An Arbitrator’s appointment was argued to be bad for the reason of Item 1 of the Seventh Schedule read with Section 12(5) of The Arbitration Act that ensures if the Arbitrator is an employee, consultant, advisor or has any other past or present business relationship with a party to the Arbitration he becomes “ineligible” to act as Arbitrator. The Arbitrator in question had previously tendered a legal opinion to one of the parties.

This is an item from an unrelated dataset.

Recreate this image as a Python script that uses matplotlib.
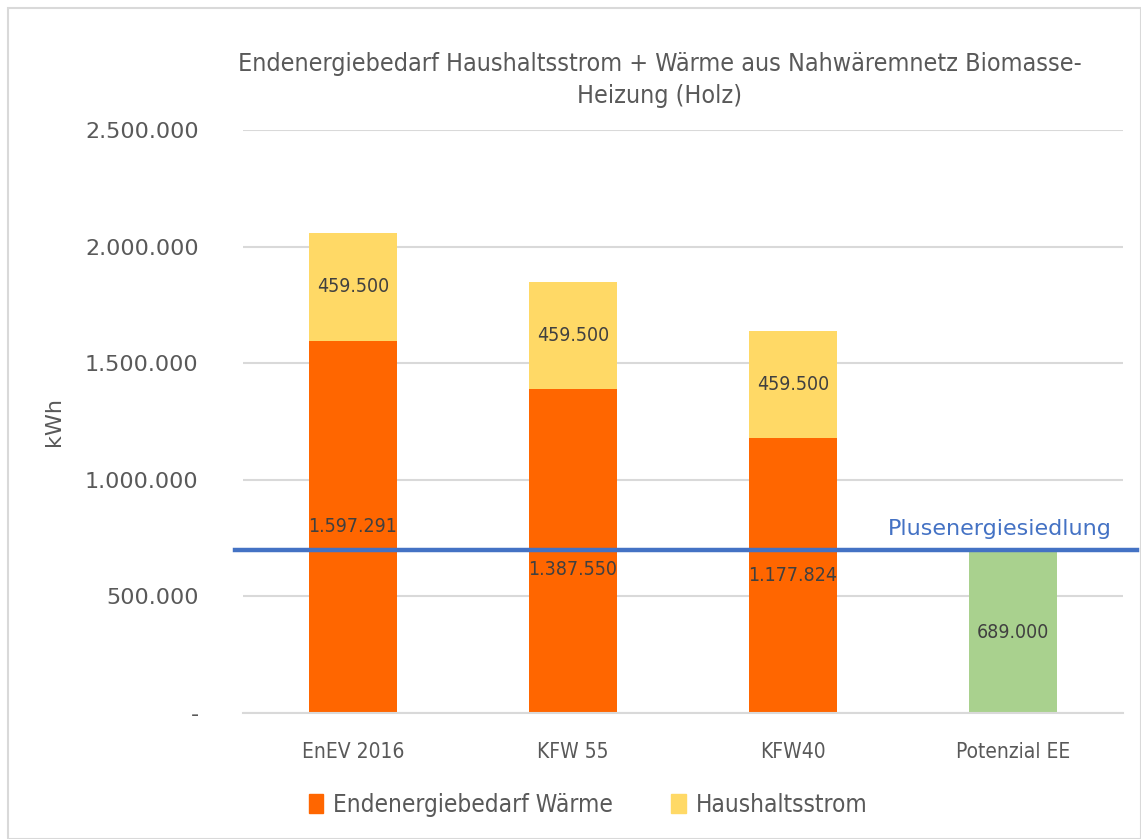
import matplotlib
matplotlib.use("Agg")
import matplotlib.pyplot as plt
from matplotlib.patches import Rectangle
from matplotlib.lines import Line2D
from matplotlib.font_manager import FontProperties

categories = ["EnEV 2016", "KFW 55", "KFW40", "Potenzial EE"]
waerme = [1597291, 1387550, 1177824, 0]
strom = [459500, 459500, 459500, 0]
potenzial = [0, 0, 0, 689000]
plus_level = 700000
yticks = [0, 500000, 1000000, 1500000, 2000000, 2500000]
ytick_labels = ["-", "500.000", "1.000.000", "1.500.000", "2.000.000", "2.500.000"]

title = "Endenergiebedarf Haushaltsstrom + Wärme aus Nahwäremnetz Biomasse-\nHeizung (Holz)"

def fmt(v):
    return f"{v:,.0f}".replace(",", ".")

TXT = "#595959"
ORANGE = "#FF6600"
YELLOW = "#FFD966"
GREEN = "#A9D18E"
BLUE = "#4472C4"

def narrow(size):
    return FontProperties(family="DejaVu Sans", stretch="condensed", size=size)

fig = plt.figure(figsize=(11.41, 8.39), dpi=100)
W, H = 1141, 839
ax = fig.add_axes([243 / W, (H - 713) / H, 880 / W, 583 / H])

x = list(range(len(categories)))
bw = 0.4
ax.bar(x, waerme, width=bw, color=ORANGE, zorder=2, label="Endenergiebedarf Wärme")
ax.bar(x, strom, width=bw, bottom=waerme, color=YELLOW, zorder=2, label="Haushaltsstrom")
ax.bar(x, potenzial, width=bw, color=GREEN, zorder=2)

ax.set_xlim(-0.5, 3.5)
ax.set_ylim(0, 2500000)
ax.set_yticks(yticks)
ax.set_yticklabels(ytick_labels)
ax.yaxis.grid(True, color="#D9D9D9", linewidth=1.5, zorder=0)
ax.set_axisbelow(True)
for s in ["top", "right", "left"]:
    ax.spines[s].set_visible(False)
ax.spines["bottom"].set_color("#D9D9D9")
ax.spines["bottom"].set_linewidth(1.5)
ax.tick_params(axis="both", length=0, colors=TXT)
ax.tick_params(axis="y", labelsize=16, pad=32)
ax.set_xticks(x)
ax.set_xticklabels(categories)
for lbl in ax.get_xticklabels():
    lbl.set_fontproperties(narrow(15))
ax.tick_params(axis="x", pad=21)
ax.set_ylabel("kWh", fontsize=16, color=TXT, labelpad=15)

# data labels
label_shift = [0, -80000, 0, 0]
for i in x:
    if waerme[i] > 0:
        ax.text(i, waerme[i] / 2 + label_shift[i], fmt(waerme[i]), ha="center", va="center",
                fontproperties=narrow(14), color="#404040", zorder=4)
    if strom[i] > 0:
        ax.text(i, waerme[i] + strom[i] / 2, fmt(strom[i]), ha="center", va="center",
                fontproperties=narrow(14), color="#404040", zorder=4)
    if potenzial[i] > 0:
        ax.text(i, potenzial[i] / 2, fmt(potenzial[i]), ha="center", va="center",
                fontproperties=narrow(14), color="#404040", zorder=4)

# Plusenergiesiedlung line (extends beyond axes)
line_y = ax.transData.transform((0, plus_level))[1] / H
fig.add_artist(Line2D([235 / W, 1137 / W], [line_y, line_y], color=BLUE, linewidth=3.2, zorder=5))
ax.text(3.45, plus_level + 45000, "Plusenergiesiedlung", ha="right", va="bottom",
        fontsize=16, color=BLUE, zorder=6)

fig.text(660 / W, (H - 80) / H, title, ha="center", va="center",
         fontproperties=narrow(18), color=TXT, linespacing=1.45)

handles = [Rectangle((0, 0), 1, 1, color=ORANGE), Rectangle((0, 0), 1, 1, color=YELLOW)]
fig.legend(handles, ["Endenergiebedarf Wärme", "Haushaltsstrom"], loc="center",
           bbox_to_anchor=(588 / W, (H - 805) / H), ncol=2, frameon=False,
           prop=narrow(17.5), labelcolor=TXT, handlelength=0.6,
           handleheight=0.8, handletextpad=0.4, columnspacing=2.4)

fig.add_artist(Rectangle((8 / W, 0), (W - 8) / W, (H - 8) / H, transform=fig.transFigure,
                         fill=False, edgecolor="#D9D9D9", linewidth=1.5))

fig.savefig("out.png", dpi=100)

Justice Nariman has held in HRD Corporation (Marcus Oil & Chemical Division) v. GAIL (India) Ltd., [Civil Appeal No. 11126 of 2017]:
“On reading Item 1 of the Seventh Schedule, it is clear that the item deals with “business relationships”. The words “any other” show that the first part of Item 1 also confines “advisor” to a “business relationship”. The Arbitrator must, therefore, be an “advisor” insofar as it concerns the business of a party. Howsoever widely construed, it is very difficult to state that a professional relationship is equal to a business relationship, as, in its widest sense, it would include commercial relationships of all kinds, but would not include legal advice given. This becomes clear if it is read along with Items 2, 8, 14 and 15, the last item specifically dealing with “legal advice”. Under Items 2, 8 and 14, advice given need not be advice relating to business but can be advice of any kind.
The importance of contrasting Item 1 with Items 2, 8 and 14 is that the Arbitrator should be a regular advisor under items 2, 8 and 14 to one of the parties or the appointing party or an affiliate thereof, as the case may be. Though the word “regularly” is missing from Items 1 and 2, it is clear that the Arbitrator, if he is an “advisor”, in the sense of being a person who has a business relationship in Item 1, or is a person who “currently” advises a party or his affiliates in Item 2, connotes some degree of regularity in both items.
The advice given under any of these items cannot possibly be one opinion given by a Retired Judge on a professional basis at arm’s length. Something more is required, which is the element of being connected in an advisory capacity with a party. Since the Arbitrator in question has only given a professional opinion to GAIL, which has no concern with the present dispute, he is clearly not disqualified under Item 1.”